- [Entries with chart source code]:
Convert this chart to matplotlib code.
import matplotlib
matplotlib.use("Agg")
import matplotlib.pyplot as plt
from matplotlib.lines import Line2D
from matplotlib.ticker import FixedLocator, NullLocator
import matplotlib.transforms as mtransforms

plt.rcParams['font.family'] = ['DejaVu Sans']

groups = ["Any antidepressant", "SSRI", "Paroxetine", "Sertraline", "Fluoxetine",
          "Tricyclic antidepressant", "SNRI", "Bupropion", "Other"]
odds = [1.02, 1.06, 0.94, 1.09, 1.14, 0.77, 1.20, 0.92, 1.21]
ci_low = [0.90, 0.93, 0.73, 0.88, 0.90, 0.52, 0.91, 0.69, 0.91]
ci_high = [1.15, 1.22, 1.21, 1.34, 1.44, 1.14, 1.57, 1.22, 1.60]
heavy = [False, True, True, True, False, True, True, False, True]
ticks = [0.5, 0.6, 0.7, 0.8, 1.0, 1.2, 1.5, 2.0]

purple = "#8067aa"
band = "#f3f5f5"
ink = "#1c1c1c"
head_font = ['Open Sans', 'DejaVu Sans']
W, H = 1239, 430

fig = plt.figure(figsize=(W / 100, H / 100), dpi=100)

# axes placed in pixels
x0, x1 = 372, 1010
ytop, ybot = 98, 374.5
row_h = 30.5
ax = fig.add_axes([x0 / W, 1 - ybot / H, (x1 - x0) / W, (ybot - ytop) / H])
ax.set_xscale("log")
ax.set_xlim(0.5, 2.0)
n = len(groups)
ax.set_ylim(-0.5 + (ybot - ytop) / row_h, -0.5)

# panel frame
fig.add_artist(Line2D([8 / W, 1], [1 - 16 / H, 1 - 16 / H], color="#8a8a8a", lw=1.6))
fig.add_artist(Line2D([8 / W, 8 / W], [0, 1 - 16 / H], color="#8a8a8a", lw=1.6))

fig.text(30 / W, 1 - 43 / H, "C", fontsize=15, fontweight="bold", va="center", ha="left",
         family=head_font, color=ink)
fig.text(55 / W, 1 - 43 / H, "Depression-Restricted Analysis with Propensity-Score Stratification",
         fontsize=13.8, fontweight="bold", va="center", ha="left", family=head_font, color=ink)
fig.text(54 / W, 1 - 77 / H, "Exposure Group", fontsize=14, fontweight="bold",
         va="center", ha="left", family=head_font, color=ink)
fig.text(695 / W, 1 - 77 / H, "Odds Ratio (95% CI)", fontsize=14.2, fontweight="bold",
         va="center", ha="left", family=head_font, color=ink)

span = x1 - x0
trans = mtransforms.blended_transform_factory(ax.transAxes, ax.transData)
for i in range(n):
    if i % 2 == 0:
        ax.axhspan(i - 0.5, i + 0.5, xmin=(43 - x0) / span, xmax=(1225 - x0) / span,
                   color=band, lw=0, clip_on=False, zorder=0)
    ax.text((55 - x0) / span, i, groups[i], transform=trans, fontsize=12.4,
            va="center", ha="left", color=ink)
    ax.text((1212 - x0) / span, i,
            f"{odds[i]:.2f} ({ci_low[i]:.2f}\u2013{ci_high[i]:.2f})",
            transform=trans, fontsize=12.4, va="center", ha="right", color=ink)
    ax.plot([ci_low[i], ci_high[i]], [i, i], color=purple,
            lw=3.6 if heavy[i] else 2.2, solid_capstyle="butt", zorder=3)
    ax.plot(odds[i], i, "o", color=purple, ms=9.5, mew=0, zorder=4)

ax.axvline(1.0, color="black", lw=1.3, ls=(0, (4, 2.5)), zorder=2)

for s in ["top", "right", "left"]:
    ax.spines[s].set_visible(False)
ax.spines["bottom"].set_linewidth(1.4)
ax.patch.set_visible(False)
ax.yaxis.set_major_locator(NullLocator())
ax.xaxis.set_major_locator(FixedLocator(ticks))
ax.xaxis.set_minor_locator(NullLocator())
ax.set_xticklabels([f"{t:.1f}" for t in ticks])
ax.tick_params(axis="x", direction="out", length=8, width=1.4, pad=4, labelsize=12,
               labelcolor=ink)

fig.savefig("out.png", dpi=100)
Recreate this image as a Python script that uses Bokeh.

- [Written request]: Exactly reproduce the material above.

- [Result of this task]:
Convert this chart to matplotlib code.
import matplotlib
matplotlib.use("Agg")
import matplotlib.pyplot as plt
from matplotlib.lines import Line2D
from matplotlib.ticker import FixedLocator, NullLocator
import matplotlib.transforms as mtransforms

plt.rcParams['font.family'] = ['DejaVu Sans']

groups = ["Any antidepressant", "SSRI", "Paroxetine", "Sertraline", "Fluoxetine",
          "Tricyclic antidepressant", "SNRI", "Bupropion", "Other"]
odds = [1.02, 1.06, 0.94, 1.09, 1.14, 0.77, 1.20, 0.92, 1.21]
ci_low = [0.90, 0.93, 0.73, 0.88, 0.90, 0.52, 0.91, 0.69, 0.91]
ci_high = [1.15, 1.22, 1.21, 1.34, 1.44, 1.14, 1.57, 1.22, 1.60]
heavy = [False, True, True, True, False, True, True, False, True]
ticks = [0.5, 0.6, 0.7, 0.8, 1.0, 1.2, 1.5, 2.0]

purple = "#8067aa"
band = "#f3f5f5"
ink = "#1c1c1c"
head_font = ['Open Sans', 'DejaVu Sans']
W, H = 1239, 430

fig = plt.figure(figsize=(W / 100, H / 100), dpi=100)

# axes placed in pixels
x0, x1 = 372, 1010
ytop, ybot = 98, 374.5
row_h = 30.5
ax = fig.add_axes([x0 / W, 1 - ybot / H, (x1 - x0) / W, (ybot - ytop) / H])
ax.set_xscale("log")
ax.set_xlim(0.5, 2.0)
n = len(groups)
ax.set_ylim(-0.5 + (ybot - ytop) / row_h, -0.5)

# panel frame
fig.add_artist(Line2D([8 / W, 1], [1 - 16 / H, 1 - 16 / H], color="#8a8a8a", lw=1.6))
fig.add_artist(Line2D([8 / W, 8 / W], [0, 1 - 16 / H], color="#8a8a8a", lw=1.6))

fig.text(30 / W, 1 - 43 / H, "C", fontsize=15, fontweight="bold", va="center", ha="left",
         family=head_font, color=ink)
fig.text(55 / W, 1 - 43 / H, "Depression-Restricted Analysis with Propensity-Score Stratification",
         fontsize=13.8, fontweight="bold", va="center", ha="left", family=head_font, color=ink)
fig.text(54 / W, 1 - 77 / H, "Exposure Group", fontsize=14, fontweight="bold",
         va="center", ha="left", family=head_font, color=ink)
fig.text(695 / W, 1 - 77 / H, "Odds Ratio (95% CI)", fontsize=14.2, fontweight="bold",
         va="center", ha="left", family=head_font, color=ink)

span = x1 - x0
trans = mtransforms.blended_transform_factory(ax.transAxes, ax.transData)
for i in range(n):
    if i % 2 == 0:
        ax.axhspan(i - 0.5, i + 0.5, xmin=(43 - x0) / span, xmax=(1225 - x0) / span,
                   color=band, lw=0, clip_on=False, zorder=0)
    ax.text((55 - x0) / span, i, groups[i], transform=trans, fontsize=12.4,
            va="center", ha="left", color=ink)
    ax.text((1212 - x0) / span, i,
            f"{odds[i]:.2f} ({ci_low[i]:.2f}\u2013{ci_high[i]:.2f})",
            transform=trans, fontsize=12.4, va="center", ha="right", color=ink)
    ax.plot([ci_low[i], ci_high[i]], [i, i], color=purple,
            lw=3.6 if heavy[i] else 2.2, solid_capstyle="butt", zorder=3)
    ax.plot(odds[i], i, "o", color=purple, ms=9.5, mew=0, zorder=4)

ax.axvline(1.0, color="black", lw=1.3, ls=(0, (4, 2.5)), zorder=2)

for s in ["top", "right", "left"]:
    ax.spines[s].set_visible(False)
ax.spines["bottom"].set_linewidth(1.4)
ax.patch.set_visible(False)
ax.yaxis.set_major_locator(NullLocator())
ax.xaxis.set_major_locator(FixedLocator(ticks))
ax.xaxis.set_minor_locator(NullLocator())
ax.set_xticklabels([f"{t:.1f}" for t in ticks])
ax.tick_params(axis="x", direction="out", length=8, width=1.4, pad=4, labelsize=12,
               labelcolor=ink)

fig.savefig("out.png", dpi=100)
Recreate this image as a Python script that uses Bokeh.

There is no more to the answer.